How does this happen?
Journalists are allowed to write what they want. =)
In practice, it is often reasonable to assume that the state overall results will have a similar distribution to the portion which is in. You can do hypothesis-testing to determine the likelihood of the vote reversing further down the line. Once it goes low enough, the journalists will call the election over.
In reality, the state will continue counting ballots dutifully until the results are certifiable. However, national attention will go elsewhere, away from this boring state.
As an addendum, since this question is getting interest again (curiously, 4 years later): While I claim that we can make assumptions about the state overall results, that's really only true if one can consider the sample to be homogeneous enough that your sample can be considered Indepentent Identically Distributed (IID), a key statistical criterion. For many states this is not quite true, especially since rural voters often vote different than urban voters. One may have to look at much more fine grained results, such as district-by-district results and only assume behaviors such as IID at that level. This can have interesting implications when some districts have a more complete vote tally than others. Some districts may be completely tallied, with a relatively definitive result, while others may still be a tossup with very few votes counted.
It's still hypothesis-testing, it's just a much more complex distribution to do the testing on.

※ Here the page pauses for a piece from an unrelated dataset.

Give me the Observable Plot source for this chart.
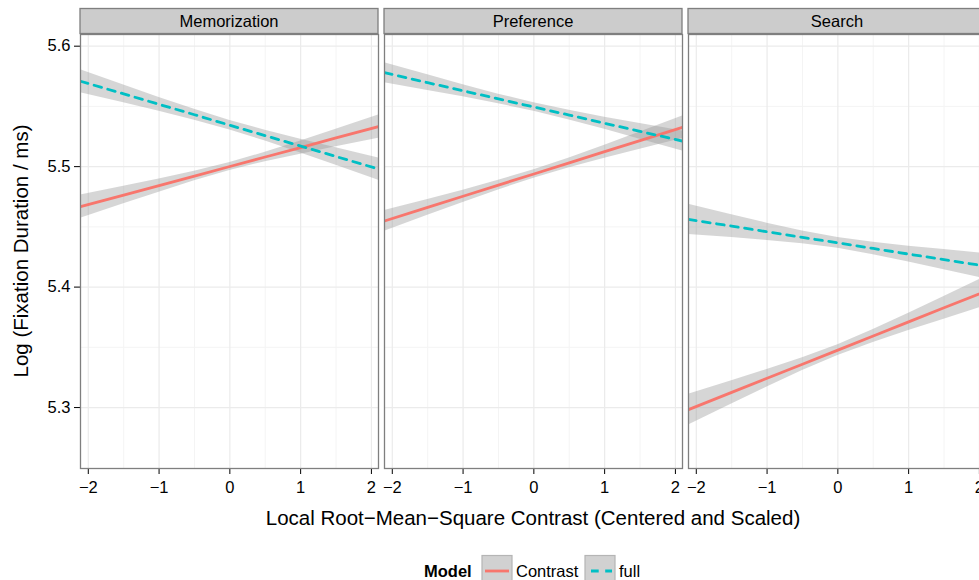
<!DOCTYPE html>
<html>
<head>
<meta charset="utf-8">
<script src="https://cdn.jsdelivr.net/npm/d3@7"></script>
<script src="https://cdn.jsdelivr.net/npm/@observablehq/plot@0.6"></script>
<style>
  html, body { margin: 0; padding: 0; background: #fff; overflow: hidden; }
  #chart { width: 992px; }
  #chart svg { display: block; max-width: none !important; width: 992px; height: 580px; }
</style>
</head>
<body>
<div id="chart"></div>
<script>
// ---- data ----
const facets = ["Memorization", "Preference", "Search"];
const models = ["Contrast", "full"];
const modelColors = ["#F8766D", "#00BFC4"];
const xTicks = [-2, -1, 0, 1, 2];
const xMinor = [-1.5, -0.5, 0.5, 1.5];
const yTicks = [5.3, 5.4, 5.5, 5.6];
const yMinor = [5.35, 5.45, 5.55];
const xs = [-2.11, -1.5, -1, -0.5, 0, 0.5, 1, 1.5, 2.1];

// fitted values (log ms) at xs
const memContrastFit = [5.4668, 5.4764, 5.4843, 5.4922, 5.5001, 5.5080, 5.5158, 5.5238, 5.5332];
const memFullFit     = [5.5709, 5.5604, 5.5517, 5.5431, 5.5344, 5.5257, 5.5171, 5.5084, 5.4980];
const prefContrastFit = [5.4549, 5.4662, 5.4754, 5.4847, 5.4939, 5.5031, 5.5124, 5.5216, 5.5327];
const prefFullFit     = [5.5780, 5.5697, 5.5630, 5.5562, 5.5495, 5.5428, 5.5360, 5.5293, 5.5212];
const searchContrastFit = [5.2983, 5.3126, 5.3243, 5.3360, 5.3477, 5.3594, 5.3711, 5.3828, 5.3968];
const searchFullFit     = [5.4562, 5.4506, 5.4459, 5.4413, 5.4367, 5.4321, 5.4274, 5.4228, 5.4173];

// half-width of the confidence band at xs
const memContrastHalf = [0.0097, 0.0073, 0.0055, 0.0039, 0.0033, 0.0039, 0.0055, 0.0073, 0.0097];
const memFullHalf     = [0.0095, 0.0073, 0.0057, 0.0045, 0.0040, 0.0045, 0.0057, 0.0072, 0.0092];
const prefContrastHalf = [0.0086, 0.0066, 0.0051, 0.0040, 0.0035, 0.0041, 0.0054, 0.0071, 0.0094];
const prefFullHalf     = [0.0083, 0.0065, 0.0050, 0.0040, 0.0035, 0.0040, 0.0050, 0.0065, 0.0083];
const searchContrastHalf = [0.0128, 0.0097, 0.0073, 0.0053, 0.0045, 0.0053, 0.0072, 0.0094, 0.0122];
const searchFullHalf     = [0.0125, 0.0095, 0.0072, 0.0053, 0.0045, 0.0052, 0.0066, 0.0085, 0.0105];

const series = [
  ["Memorization", "Contrast", memContrastFit, memContrastHalf],
  ["Memorization", "full", memFullFit, memFullHalf],
  ["Preference", "Contrast", prefContrastFit, prefContrastHalf],
  ["Preference", "full", prefFullFit, prefFullHalf],
  ["Search", "Contrast", searchContrastFit, searchContrastHalf],
  ["Search", "full", searchFullFit, searchFullHalf]
];
const rows = [];
for (const [facet, model, fit, half] of series) {
  xs.forEach((x, i) => rows.push({facet, model, x, y: fit[i], lo: fit[i] - half[i], hi: fit[i] + half[i]}));
}

const W = 992, H = 580;
const FONT = "'Liberation Sans', Arial, Helvetica, sans-serif";
const minus = d => d < 0 ? "\u2212" + Math.abs(d) : String(d);

const plot = Plot.plot({
  width: W,
  height: H,
  marginLeft: 80,
  marginRight: 6,
  marginTop: 34,
  marginBottom: 112,
  style: {fontFamily: FONT, fontSize: "16.5px", color: "#000", background: "#fff", maxWidth: "none"},
  fx: {domain: facets, paddingInner: 6 / 304, paddingOuter: 0, axis: null, label: null},
  x: {domain: [-2.11, 2.1], ticks: xTicks, tickFormat: minus, tickSize: 6, tickPadding: 7, label: null},
  y: {domain: [5.2494, 5.6097], ticks: yTicks, tickFormat: d => d.toFixed(1), tickSize: 6, tickPadding: 4, label: null},
  marks: [
    Plot.ruleX(xMinor, {stroke: "#f4f4f4", strokeWidth: 1}),
    Plot.ruleY(yMinor, {stroke: "#f4f4f4", strokeWidth: 1}),
    Plot.ruleX(xTicks, {stroke: "#ebebeb", strokeWidth: 1.2}),
    Plot.ruleY(yTicks, {stroke: "#ebebeb", strokeWidth: 1.2}),
    Plot.areaY(rows, {x: "x", y1: "lo", y2: "hi", z: "model", fx: "facet", fill: "#999999", fillOpacity: 0.4, clip: true}),
    Plot.lineY(rows.filter(d => d.model === models[0]), {x: "x", y: "y", fx: "facet", stroke: modelColors[0], strokeWidth: 2.8, clip: true}),
    Plot.lineY(rows.filter(d => d.model === models[1]), {x: "x", y: "y", fx: "facet", stroke: modelColors[1], strokeWidth: 2.8, strokeDasharray: "7.7,6.5", clip: true}),
    Plot.frame({stroke: "#7f7f7f", strokeWidth: 1.3})
  ]
});

const svg = d3.select(plot);
const fx = plot.scale("fx");
const bw = fx.bandwidth;

// facet strips
const strips = svg.append("g").attr("text-anchor", "middle");
for (const f of facets) {
  const x0 = fx.apply(f);
  strips.append("rect").attr("x", x0).attr("y", 8.5).attr("width", bw).attr("height", 25)
    .attr("fill", "#cccccc").attr("stroke", "#7f7f7f").attr("stroke-width", 1.3);
  strips.append("text").attr("x", x0 + bw / 2).attr("y", 27).attr("text-anchor", "middle")
    .attr("font-family", FONT).attr("font-size", "16.5px").attr("fill", "#000").text(f);
}

// axis titles
const first = fx.apply(facets[0]);
const last = fx.apply(facets[facets.length - 1]) + bw;
svg.append("text").attr("x", (first + last) / 2).attr("y", 525).attr("text-anchor", "middle")
  .attr("font-family", FONT).attr("font-size", "20.5px").attr("fill", "#000")
  .text("Local Root\u2212Mean\u2212Square Contrast (Centered and Scaled)");
svg.append("text").attr("transform", "translate(28,251) rotate(-90)").attr("text-anchor", "middle")
  .attr("font-family", FONT).attr("font-size", "20.5px").attr("fill", "#000")
  .text("Log (Fixation Duration / ms)");

// legend
const lg = svg.append("g").attr("font-family", FONT).attr("font-size", "16.5px").attr("text-anchor", "start");
lg.append("text").attr("x", 424).attr("y", 577).attr("font-weight", "bold").attr("text-anchor", "start").text("Model");
const keyX = [482, 585];
const labelX = [516, 619];
models.forEach((m, i) => {
  lg.append("rect").attr("x", keyX[i]).attr("y", 555.5).attr("width", 30).attr("height", 31)
    .attr("fill", "#d1d1d1").attr("stroke", "#b5b5b5").attr("stroke-width", 1.2);
  const ln = lg.append("line").attr("x1", keyX[i] + 3).attr("x2", keyX[i] + 27).attr("y1", 571).attr("y2", 571)
    .attr("stroke", modelColors[i]).attr("stroke-width", 2.8);
  if (i === 1) ln.attr("stroke-dasharray", "7.7,6.5").attr("stroke-dashoffset", -3);
  lg.append("text").attr("x", labelX[i]).attr("y", 577).attr("text-anchor", "start").text(m);
});

document.getElementById("chart").appendChild(plot);
</script>
</body>
</html>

From what I have read in 2020, some analysts are also seeking to account for early voting vs. at-the-polls voting. They are arguing that the distributions for the demographics of these two groups may indeed be different. Perhaps in 4 years this question will have renewed interest again and I can update the answer with what we learned!
They know from which counties the votes are coming from, so one can estimate if Clinton can win the state by getting a lot of votes from counties that tend to vote Democratic or if Trump doesn't get the votes he expects to get from counties that vote Republican. Now, if the voting results so far have validated the exit polling and if the exit poll results tell you that there aren't enough Clinton votes for Clinton to win given how the voting is going so far, then the race will be called for Trump.